Depuis ma place au premier rang du Camp nou, parmi « les croisés unanimes » allés au stade comme un seul homme, je suis débarrassé du réflexe stupide de demander pardon de me trouver là au lieu de suivre un opéra au Liceu. Quelque amie ou ami va bien me dire « Tu ne vas pas m’en faire croquer » lorsque je lui annoncerai cette chronique. On demeure à jamais en dette des meilleurs jours anciens, et l’un d’eux est celui où papa, je ne saurais donner ni l’heure ni le jour ni l’année, évoqua pour la première fois, avec assez de conviction pour que je le cloue à mon coeur, le nom du club de la terre dont il était banni. Il avait adopté un ton gai, ça je m’en souviens bien aussi, lui qui était plutôt empreint de gravité probablement à cause de ses deux guerres, de sa déportation et de son exil forcé. Il est jusqu’à maman qui rapportait de ses voyages en Catalogne à l’intention de ses petits-enfants garçons, un fanion ou bien un maillot bleu et grenat accompagné d’une enveloppe de tourons. On est de qui on naît, voilà tout.

Certains soirs au Camp nou, avant que le match ne commence, flottant à égale distance de toutes choses, et ainsi établi dans un état d’équilibre qu’on nomme insouciance, je suis transporté par la force du ressouvenir pour un temps dont je suis éloigné désormais de six cents kilomètres. Un petit clapet que j’ai dans la tête se soulève, à son ouverture surgissent l’herbe fraîchement coupée au retour des vacances à la fin des mois d’août, les lignes de craie rétablies, les premiers entraînements de reprise, les ballons partagés avec gourmandise, les frôlements aux chevilles, la leste invincibilité après la réussite d’un « petit pont », et ce mijoté me porte au silence alors qu’une pointe de joie très aigue est en train de gagner tout le stade.
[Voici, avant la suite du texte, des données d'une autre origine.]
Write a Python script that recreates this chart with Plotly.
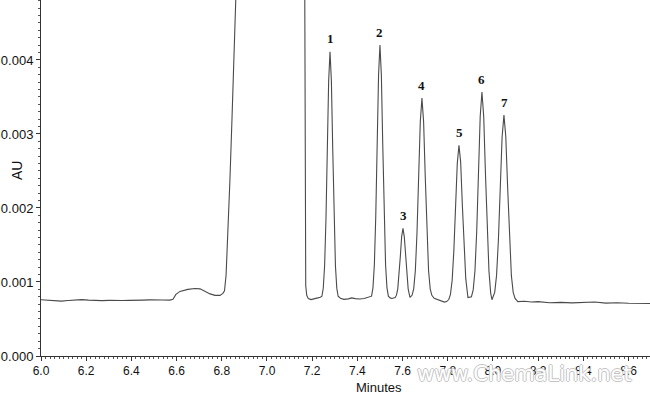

C’est un état bien étrange que de se sentir dans deux « dedans » à la fois, le passé ressuscité par le présent, et d’attendre au bord du décompte des quatre-vingt-dix minutes, bien plus qu’une victoire : du beau jeu. Arabesques dignes d’un Noureev, - comme de ce point de vue nous fûmes gâtés avec Ronaldinho ! -, définitions multiples du mot « intelligence » dans le dictionnaire rédigé par Xavi, etc.

Je vais manquer la rentrée de la Liga. Justement, je serai parti croquer dans mes racines, à Brive-la-Gaillarde, où l’Étoile Sportive évolue maintenant à un rang obscur, dans un autre espace que le stade Le Clère. Dimanche prochain, nous jouons donc contre Elche qui vient sans sa Dame mais avec des joueurs préparés pour perdre par le plus petit écart possible. C’est ainsi que mon voisin voit les choses. En vérité, j’ignore tout de cet adversaire. Je ne suis plus un journaliste de sport, - je le fus -, mais un résidant du Camp nou, un « soci », avec son écharpe, la même que celle du ténor Josep Carreras, un « soci » donc, une sorte de copropiétaire du Camp nou avec son siège à vie, à dix mètres de la ligne blanche, qui ne suit que l’actualité des siens, Real Madrid excepté en raison d’une inimitié profonde et réfractaire au plus puissant des dissolvants. Il faut toujours savoir de son principal adversaire, voire ennemi les jours chauds.

J’éprouve cette saison des gros doutes sur mon équipe. Mais le doute est consubstantiel au « soci ». Il sera temps d’en parler, ou pas, la prochaine fois.